What the exercise asks -> Reproduce exactly only the lines from the line that holds "Give me the seaborn" to the line that holds "2.9e-3, 7.1e-3, 2.95e-2, 3.7e-2, 6.6e-2, 7.6e-2]", inclusive, in the listing below, and please leave out every picture.

Supplied entries ->
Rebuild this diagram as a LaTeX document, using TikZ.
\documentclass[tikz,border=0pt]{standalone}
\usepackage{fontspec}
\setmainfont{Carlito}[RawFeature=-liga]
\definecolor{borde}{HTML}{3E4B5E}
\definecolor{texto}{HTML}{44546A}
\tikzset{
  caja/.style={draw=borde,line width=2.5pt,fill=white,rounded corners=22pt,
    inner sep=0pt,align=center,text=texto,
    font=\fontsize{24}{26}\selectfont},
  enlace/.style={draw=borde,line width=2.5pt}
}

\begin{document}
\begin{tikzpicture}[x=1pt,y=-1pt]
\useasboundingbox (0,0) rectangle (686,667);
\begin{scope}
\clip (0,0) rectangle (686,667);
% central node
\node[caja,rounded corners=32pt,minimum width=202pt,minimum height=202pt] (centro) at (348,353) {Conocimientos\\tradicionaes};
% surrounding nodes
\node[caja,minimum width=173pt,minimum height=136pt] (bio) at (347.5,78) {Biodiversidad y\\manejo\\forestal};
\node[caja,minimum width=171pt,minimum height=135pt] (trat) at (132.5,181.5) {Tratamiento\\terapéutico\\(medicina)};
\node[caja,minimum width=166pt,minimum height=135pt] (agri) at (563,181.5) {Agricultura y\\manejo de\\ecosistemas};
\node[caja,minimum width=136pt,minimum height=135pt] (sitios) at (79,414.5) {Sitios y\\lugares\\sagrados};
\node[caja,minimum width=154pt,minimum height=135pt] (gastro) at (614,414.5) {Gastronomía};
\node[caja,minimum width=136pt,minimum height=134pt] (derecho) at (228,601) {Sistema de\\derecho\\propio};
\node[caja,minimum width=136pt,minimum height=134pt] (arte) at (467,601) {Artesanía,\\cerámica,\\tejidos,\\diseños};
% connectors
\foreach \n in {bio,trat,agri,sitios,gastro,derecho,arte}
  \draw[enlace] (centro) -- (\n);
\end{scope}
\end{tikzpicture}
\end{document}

* * *

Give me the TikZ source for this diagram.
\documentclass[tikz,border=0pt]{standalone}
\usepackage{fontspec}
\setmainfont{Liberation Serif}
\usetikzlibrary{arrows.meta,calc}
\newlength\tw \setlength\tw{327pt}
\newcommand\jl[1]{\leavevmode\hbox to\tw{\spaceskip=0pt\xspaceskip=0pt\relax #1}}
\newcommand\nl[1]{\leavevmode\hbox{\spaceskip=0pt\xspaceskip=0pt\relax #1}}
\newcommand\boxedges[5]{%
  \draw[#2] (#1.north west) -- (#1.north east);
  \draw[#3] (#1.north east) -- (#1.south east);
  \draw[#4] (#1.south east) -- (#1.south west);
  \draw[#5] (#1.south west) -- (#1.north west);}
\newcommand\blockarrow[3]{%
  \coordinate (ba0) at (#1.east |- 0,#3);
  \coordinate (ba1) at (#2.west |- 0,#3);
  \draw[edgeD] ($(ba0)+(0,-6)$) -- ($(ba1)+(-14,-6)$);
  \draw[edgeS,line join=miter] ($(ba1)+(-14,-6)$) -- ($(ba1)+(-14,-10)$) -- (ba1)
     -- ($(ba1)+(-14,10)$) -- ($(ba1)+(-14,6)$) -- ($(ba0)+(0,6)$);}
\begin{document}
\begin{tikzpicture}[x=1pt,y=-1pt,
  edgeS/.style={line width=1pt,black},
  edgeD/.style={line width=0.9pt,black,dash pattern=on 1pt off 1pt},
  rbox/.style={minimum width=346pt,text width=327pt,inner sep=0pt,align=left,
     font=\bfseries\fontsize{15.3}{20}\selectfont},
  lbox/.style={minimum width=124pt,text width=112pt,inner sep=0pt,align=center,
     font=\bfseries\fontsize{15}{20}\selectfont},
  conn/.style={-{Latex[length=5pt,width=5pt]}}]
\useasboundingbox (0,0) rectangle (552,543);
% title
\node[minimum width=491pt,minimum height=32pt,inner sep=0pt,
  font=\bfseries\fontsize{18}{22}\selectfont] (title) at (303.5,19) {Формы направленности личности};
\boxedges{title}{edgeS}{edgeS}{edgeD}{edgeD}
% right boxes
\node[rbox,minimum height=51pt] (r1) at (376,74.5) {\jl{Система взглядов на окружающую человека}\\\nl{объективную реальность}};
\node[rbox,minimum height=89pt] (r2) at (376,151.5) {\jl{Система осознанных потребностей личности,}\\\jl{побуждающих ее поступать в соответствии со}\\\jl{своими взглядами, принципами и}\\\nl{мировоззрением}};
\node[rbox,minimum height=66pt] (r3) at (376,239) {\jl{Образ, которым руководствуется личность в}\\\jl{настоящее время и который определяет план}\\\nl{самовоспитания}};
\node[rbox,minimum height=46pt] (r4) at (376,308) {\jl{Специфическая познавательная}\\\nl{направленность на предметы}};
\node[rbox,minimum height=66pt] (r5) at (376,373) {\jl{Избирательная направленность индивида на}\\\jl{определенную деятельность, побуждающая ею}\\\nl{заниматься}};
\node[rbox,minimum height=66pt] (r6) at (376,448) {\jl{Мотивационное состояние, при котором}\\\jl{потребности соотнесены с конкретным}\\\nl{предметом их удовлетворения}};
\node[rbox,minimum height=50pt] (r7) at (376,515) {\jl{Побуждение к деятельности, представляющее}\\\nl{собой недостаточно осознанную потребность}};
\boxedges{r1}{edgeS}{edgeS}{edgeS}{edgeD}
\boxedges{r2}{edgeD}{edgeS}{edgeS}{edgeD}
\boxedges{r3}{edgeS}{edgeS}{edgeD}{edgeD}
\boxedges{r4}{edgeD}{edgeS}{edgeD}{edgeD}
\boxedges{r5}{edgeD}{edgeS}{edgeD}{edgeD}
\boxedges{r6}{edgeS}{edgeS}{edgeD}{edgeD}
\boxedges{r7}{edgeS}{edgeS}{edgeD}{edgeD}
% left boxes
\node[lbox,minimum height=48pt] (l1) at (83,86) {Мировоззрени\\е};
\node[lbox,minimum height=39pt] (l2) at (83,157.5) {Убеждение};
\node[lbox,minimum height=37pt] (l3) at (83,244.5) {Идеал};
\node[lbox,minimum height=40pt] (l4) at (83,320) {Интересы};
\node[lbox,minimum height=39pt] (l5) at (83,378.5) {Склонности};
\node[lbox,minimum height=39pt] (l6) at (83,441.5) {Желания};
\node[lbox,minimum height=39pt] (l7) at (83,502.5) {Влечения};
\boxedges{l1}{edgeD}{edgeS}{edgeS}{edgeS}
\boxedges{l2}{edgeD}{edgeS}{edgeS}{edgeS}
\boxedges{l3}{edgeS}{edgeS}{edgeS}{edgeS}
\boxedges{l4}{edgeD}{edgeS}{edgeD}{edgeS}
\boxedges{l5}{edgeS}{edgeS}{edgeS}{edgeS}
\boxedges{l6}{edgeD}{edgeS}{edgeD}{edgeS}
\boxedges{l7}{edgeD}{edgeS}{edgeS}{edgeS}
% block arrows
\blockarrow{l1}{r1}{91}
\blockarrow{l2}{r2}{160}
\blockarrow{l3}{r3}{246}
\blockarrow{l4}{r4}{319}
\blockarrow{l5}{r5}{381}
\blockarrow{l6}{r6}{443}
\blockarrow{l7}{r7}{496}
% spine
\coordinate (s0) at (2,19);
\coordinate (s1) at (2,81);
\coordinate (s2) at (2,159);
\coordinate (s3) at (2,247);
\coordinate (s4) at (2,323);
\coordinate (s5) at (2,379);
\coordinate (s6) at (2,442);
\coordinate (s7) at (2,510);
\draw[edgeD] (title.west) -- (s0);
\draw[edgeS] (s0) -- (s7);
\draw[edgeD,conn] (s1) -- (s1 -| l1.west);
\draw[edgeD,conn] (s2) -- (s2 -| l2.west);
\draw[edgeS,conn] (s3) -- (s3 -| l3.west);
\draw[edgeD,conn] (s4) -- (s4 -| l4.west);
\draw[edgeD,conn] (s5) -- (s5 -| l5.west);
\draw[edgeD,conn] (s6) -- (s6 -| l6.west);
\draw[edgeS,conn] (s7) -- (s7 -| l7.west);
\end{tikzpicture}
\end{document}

--

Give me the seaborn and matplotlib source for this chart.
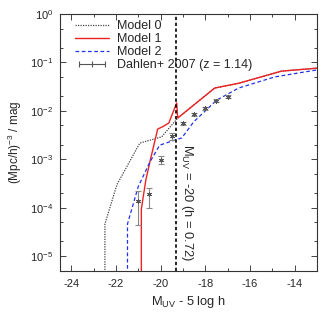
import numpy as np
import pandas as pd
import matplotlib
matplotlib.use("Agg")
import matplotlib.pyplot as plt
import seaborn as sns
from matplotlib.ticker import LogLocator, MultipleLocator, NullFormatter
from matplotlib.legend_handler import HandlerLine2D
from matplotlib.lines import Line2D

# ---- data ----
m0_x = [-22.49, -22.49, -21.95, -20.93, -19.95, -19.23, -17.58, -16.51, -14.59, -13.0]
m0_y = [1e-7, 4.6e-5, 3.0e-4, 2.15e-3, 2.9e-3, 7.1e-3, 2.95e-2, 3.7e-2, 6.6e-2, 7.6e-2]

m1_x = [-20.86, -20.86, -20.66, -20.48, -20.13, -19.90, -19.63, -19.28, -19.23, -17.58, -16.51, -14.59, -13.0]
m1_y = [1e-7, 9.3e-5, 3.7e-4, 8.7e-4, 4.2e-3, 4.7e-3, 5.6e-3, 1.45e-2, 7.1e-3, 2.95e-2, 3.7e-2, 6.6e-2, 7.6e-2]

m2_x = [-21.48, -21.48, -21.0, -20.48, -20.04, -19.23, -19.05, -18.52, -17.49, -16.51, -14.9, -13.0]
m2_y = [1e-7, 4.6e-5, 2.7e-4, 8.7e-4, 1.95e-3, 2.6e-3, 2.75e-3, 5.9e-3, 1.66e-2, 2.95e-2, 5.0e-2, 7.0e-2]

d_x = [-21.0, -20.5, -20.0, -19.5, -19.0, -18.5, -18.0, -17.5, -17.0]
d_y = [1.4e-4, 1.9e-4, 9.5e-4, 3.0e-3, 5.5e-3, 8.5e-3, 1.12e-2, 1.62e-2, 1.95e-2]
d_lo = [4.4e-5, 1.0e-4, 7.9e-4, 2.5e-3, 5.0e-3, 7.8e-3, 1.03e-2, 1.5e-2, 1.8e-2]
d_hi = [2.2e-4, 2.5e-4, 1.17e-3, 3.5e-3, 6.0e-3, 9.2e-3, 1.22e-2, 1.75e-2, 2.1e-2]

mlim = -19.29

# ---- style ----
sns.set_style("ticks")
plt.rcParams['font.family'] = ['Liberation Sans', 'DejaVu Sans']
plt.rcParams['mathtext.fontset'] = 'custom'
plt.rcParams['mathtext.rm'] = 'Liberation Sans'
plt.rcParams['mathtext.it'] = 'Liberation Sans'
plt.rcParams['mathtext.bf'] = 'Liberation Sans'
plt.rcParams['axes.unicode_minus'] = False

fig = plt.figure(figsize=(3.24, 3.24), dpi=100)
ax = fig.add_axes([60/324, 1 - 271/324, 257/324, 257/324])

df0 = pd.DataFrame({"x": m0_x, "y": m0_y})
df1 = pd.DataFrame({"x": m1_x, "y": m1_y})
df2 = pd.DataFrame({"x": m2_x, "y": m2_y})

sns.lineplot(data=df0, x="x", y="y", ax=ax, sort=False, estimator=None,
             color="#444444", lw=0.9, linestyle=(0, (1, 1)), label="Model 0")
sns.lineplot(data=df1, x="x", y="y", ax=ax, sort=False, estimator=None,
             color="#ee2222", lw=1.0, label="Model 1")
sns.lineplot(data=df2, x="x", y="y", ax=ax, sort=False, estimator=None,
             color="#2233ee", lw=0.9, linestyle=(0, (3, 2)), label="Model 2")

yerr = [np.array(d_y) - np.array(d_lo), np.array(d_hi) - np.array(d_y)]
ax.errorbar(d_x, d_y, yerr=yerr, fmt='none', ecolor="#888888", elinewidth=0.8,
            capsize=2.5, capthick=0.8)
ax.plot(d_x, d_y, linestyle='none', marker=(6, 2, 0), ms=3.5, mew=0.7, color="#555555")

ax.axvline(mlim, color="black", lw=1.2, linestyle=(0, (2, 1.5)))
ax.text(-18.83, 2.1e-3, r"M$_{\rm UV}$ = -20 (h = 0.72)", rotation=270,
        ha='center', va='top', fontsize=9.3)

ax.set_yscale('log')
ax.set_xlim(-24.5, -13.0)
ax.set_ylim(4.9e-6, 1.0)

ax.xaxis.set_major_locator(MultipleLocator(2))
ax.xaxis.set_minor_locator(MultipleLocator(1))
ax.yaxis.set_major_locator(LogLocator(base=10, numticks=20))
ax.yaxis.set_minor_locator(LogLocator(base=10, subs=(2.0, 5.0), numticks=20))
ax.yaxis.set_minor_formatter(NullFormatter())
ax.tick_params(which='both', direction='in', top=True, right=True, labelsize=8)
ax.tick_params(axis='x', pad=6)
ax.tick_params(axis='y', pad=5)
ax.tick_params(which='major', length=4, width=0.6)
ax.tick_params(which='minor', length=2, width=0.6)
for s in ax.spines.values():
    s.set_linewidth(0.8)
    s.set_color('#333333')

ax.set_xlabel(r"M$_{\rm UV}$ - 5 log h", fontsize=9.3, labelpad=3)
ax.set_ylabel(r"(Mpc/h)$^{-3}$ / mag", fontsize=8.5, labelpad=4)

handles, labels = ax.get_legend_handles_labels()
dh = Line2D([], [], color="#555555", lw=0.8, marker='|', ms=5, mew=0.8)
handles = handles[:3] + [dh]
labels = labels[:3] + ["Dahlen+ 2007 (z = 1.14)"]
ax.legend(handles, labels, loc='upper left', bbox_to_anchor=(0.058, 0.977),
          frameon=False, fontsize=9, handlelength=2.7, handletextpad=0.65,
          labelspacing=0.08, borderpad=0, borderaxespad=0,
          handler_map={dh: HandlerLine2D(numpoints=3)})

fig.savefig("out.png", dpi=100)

Solution to this problem ->
Give me the seaborn and matplotlib source for this chart.
import numpy as np
import pandas as pd
import matplotlib
matplotlib.use("Agg")
import matplotlib.pyplot as plt
import seaborn as sns
from matplotlib.ticker import LogLocator, MultipleLocator, NullFormatter
from matplotlib.legend_handler import HandlerLine2D
from matplotlib.lines import Line2D

# ---- data ----
m0_x = [-22.49, -22.49, -21.95, -20.93, -19.95, -19.23, -17.58, -16.51, -14.59, -13.0]
m0_y = [1e-7, 4.6e-5, 3.0e-4, 2.15e-3, 2.9e-3, 7.1e-3, 2.95e-2, 3.7e-2, 6.6e-2, 7.6e-2]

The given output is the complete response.